У Эдмунда есть целеустремленность, громадный ум и ледяной юмор, благодаря которому он сохраняет веселость до гроба [70] . Еще он чужд всякого теплого чувства и, вероятно, является первой в литературе фигурой, проявляющей свойства нигилистов Достоевского — Свидригайлова из «Преступления и наказания» и Ставрогина из «Бесов». Оставляя далеко позади Варавву из «Мальтийского еврея», Эдмунд поднимает макиавеллизм Марло на новый уровень возвышенности и представляет собою разом ироническую дань Марло и триумф над этим великим нарушителем границ.
70
Блум отсылает к словам Эдмунда, обращенным к Гонерилье: «До гроба ваш» (Действие IV. Сцена II. Здесь и далее «Король Лир» цитируется в переводе М. Кузмина).
Как и Мальволио, Эдмунд — дань двусмысленная, но в конечном счете он свидетельствует о Шекспировом великодушии, пусть и ироническом.

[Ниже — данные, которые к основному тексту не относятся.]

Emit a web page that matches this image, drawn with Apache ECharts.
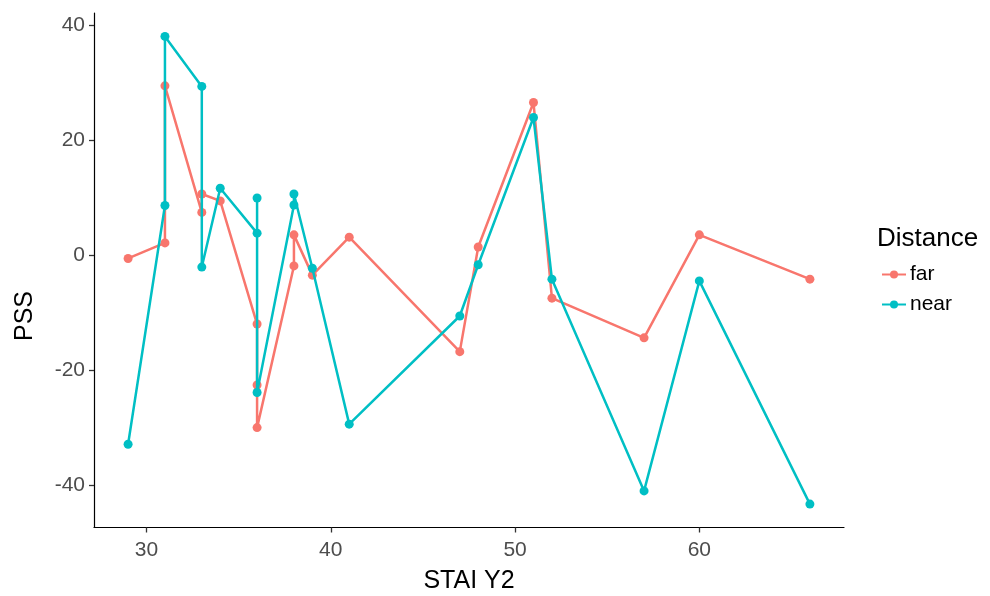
<!DOCTYPE html>
<html>
<head>
<meta charset="utf-8">
<script src="https://cdn.jsdelivr.net/npm/echarts@6/dist/echarts.min.js"></script>
<style>
  html, body { margin: 0; padding: 0; background: #fff; }
  #chart { width: 990px; height: 596px; }
</style>
</head>
<body>
<div id="chart"></div>
<script>
// STAI Y2 score (x) against PSS (y), one path per distance condition
const farX  = [29, 31, 31, 33, 33, 34, 36, 36, 36, 38, 38, 39, 41, 47, 48, 51, 52, 57, 60, 66];
const farY  = [-0.6, 2.1, 29.4, 7.4, 10.6, 9.4, -12.0, -22.6, -30.0, -1.9, 3.5, -3.5, 3.1, -16.8, 1.4, 26.5, -7.5, -14.4, 3.5, -4.2];
const nearX = [29, 31, 31, 33, 33, 34, 36, 36, 36, 38, 38, 39, 41, 47, 48, 51, 52, 57, 60, 66];
const nearY = [-32.9, 8.6, 38.0, 29.3, -2.1, 11.6, 3.8, 9.9, -23.9, 8.7, 10.6, -2.3, -29.4, -10.6, -1.7, 23.9, -4.2, -41.0, -4.5, -43.3];

const xTicks = [30, 40, 50, 60];
const yTicks = [-40, -20, 0, 20, 40];

const FONT = '"Liberation Sans", Arial, sans-serif';
const FAR_COLOR = '#F8766D';
const NEAR_COLOR = '#00BFC4';

function pairs(xs, ys) { return xs.map((x, i) => [x, ys[i]]); }

// axis range padded by 5% of the data span on each side
const allX = farX.concat(nearX), allY = farY.concat(nearY);
const xMin0 = Math.min(...allX), xMax0 = Math.max(...allX);
const yMin0 = Math.min(...allY), yMax0 = Math.max(...allY);
const xPad = (xMax0 - xMin0) * 0.05, yPad = (yMax0 - yMin0) * 0.05;

const chart = echarts.init(document.getElementById('chart'));

const axisLine = { show: true, onZero: false, lineStyle: { color: '#000', width: 1.2 } };
const tickStyle = { color: '#333', width: 1.3 };
const labelStyle = { color: '#4d4d4d', fontSize: 21, fontFamily: FONT };

chart.setOption({
  animation: false,
  backgroundColor: '#fff',
  grid: { left: 94, top: 13, width: 750, height: 514.5, containLabel: false, outerBoundsMode: 'none' },
  xAxis: {
    type: 'value',
    min: xMin0 - xPad,
    max: xMax0 + xPad,
    name: 'STAI Y2',
    nameLocation: 'middle',
    nameGap: 41,
    nameTextStyle: { color: '#000', fontSize: 25, fontFamily: FONT },
    axisLine: axisLine,
    splitLine: { show: false },
    axisTick: { show: true, length: 5, lineStyle: tickStyle, customValues: xTicks },
    axisLabel: Object.assign({}, labelStyle, { margin: 12, customValues: xTicks, formatter: v => String(v) })
  },
  yAxis: {
    type: 'value',
    min: yMin0 - yPad,
    max: yMax0 + yPad,
    axisLine: axisLine,
    splitLine: { show: false },
    axisTick: { show: true, length: 5, lineStyle: tickStyle, customValues: yTicks },
    axisLabel: Object.assign({}, labelStyle, { margin: 9, customValues: yTicks, formatter: v => String(v) })
  },
  legend: {
    orient: 'vertical',
    left: 876,
    top: 259,
    itemWidth: 24,
    itemHeight: 10,
    itemGap: 9,
    textStyle: { color: '#000', fontSize: 21, fontFamily: FONT, padding: [0, 0, 0, -1] },
    data: ['far', 'near']
  },
  graphic: [
    {
      type: 'text',
      left: 877,
      top: 226,
      style: { text: 'Distance', fill: '#000', font: '26px ' + FONT }
    },
    {
      type: 'text',
      x: 25,
      y: 316,
      rotation: Math.PI / 2,
      style: { text: 'PSS', fill: '#000', font: '25px ' + FONT, align: 'center', verticalAlign: 'middle' }
    }
  ],
  series: [
    {
      name: 'far',
      type: 'line',
      data: pairs(farX, farY),
      color: FAR_COLOR,
      symbol: 'circle',
      symbolSize: 9,
      showSymbol: true,
      lineStyle: { width: 2.5, color: FAR_COLOR },
      itemStyle: { color: FAR_COLOR },
      z: 2
    },
    {
      name: 'near',
      type: 'line',
      data: pairs(nearX, nearY),
      color: NEAR_COLOR,
      symbol: 'circle',
      symbolSize: 9,
      showSymbol: true,
      lineStyle: { width: 2.5, color: NEAR_COLOR },
      itemStyle: { color: NEAR_COLOR },
      z: 3
    }
  ]
});
</script>
</body>
</html>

Мы не знаем почти никаких фактов «внутренней жизни» Шекспира, но, если бесконечно перечитывать его на протяжении многих лет, начинаешь понимать, чем он не был. Кальдерон — это религиозный драматург, а Джордж Герберт — духовный поэт; Шекспир — ни то, ни другое. Нигилист Марло от противного обнаруживает религиозное мироощущение, и «Трагическую историю доктора Фауста» можно прочесть «наоборот». Мрачнейшие трагедии Шекспира, «Король Лир» и «Макбет», не поддаются христианизации — как и великие двусмысленные пьесы «Гамлет» и «Мера за меру». Нортроп Фрай считал, что «Венецианского купца» следует понимать как серьезную иллюстрацию к христианскому спору — новозаветное милосердие против предполагаемого ветхозаветного упорства в верности долгу и мести. Шейлок, Еврей из «Венецианского купца», был задуман как комический злодей, так как Шекспир, похоже, разделял антисемитизм, присущий своему времени; но я не вижу в этой пьесе ничего от богословской аллегории, о которой говорит Фрай. Ведь это Антонио, чья подлинная христианская сущность выказывается в оплевывании и поношении Шейлока, ставит условием сохранения ему жизни немедленное принятие христианства — насильственное обращение, на которое Шейлок неубедительно соглашается. Условие, поставленное Антонио, — это находка Шекспира, а не составляющая традиции «фунта мяса». Как бы ни трактовать этот эпизод, даже я затруднюсь назвать его христианским спором. В самых неочевидных в моральном плане ситуациях Шекспир одновременно обманывает наши ожидания и остается верен своей всечеловечности — и в этом, безусловно, есть некоторая опасность.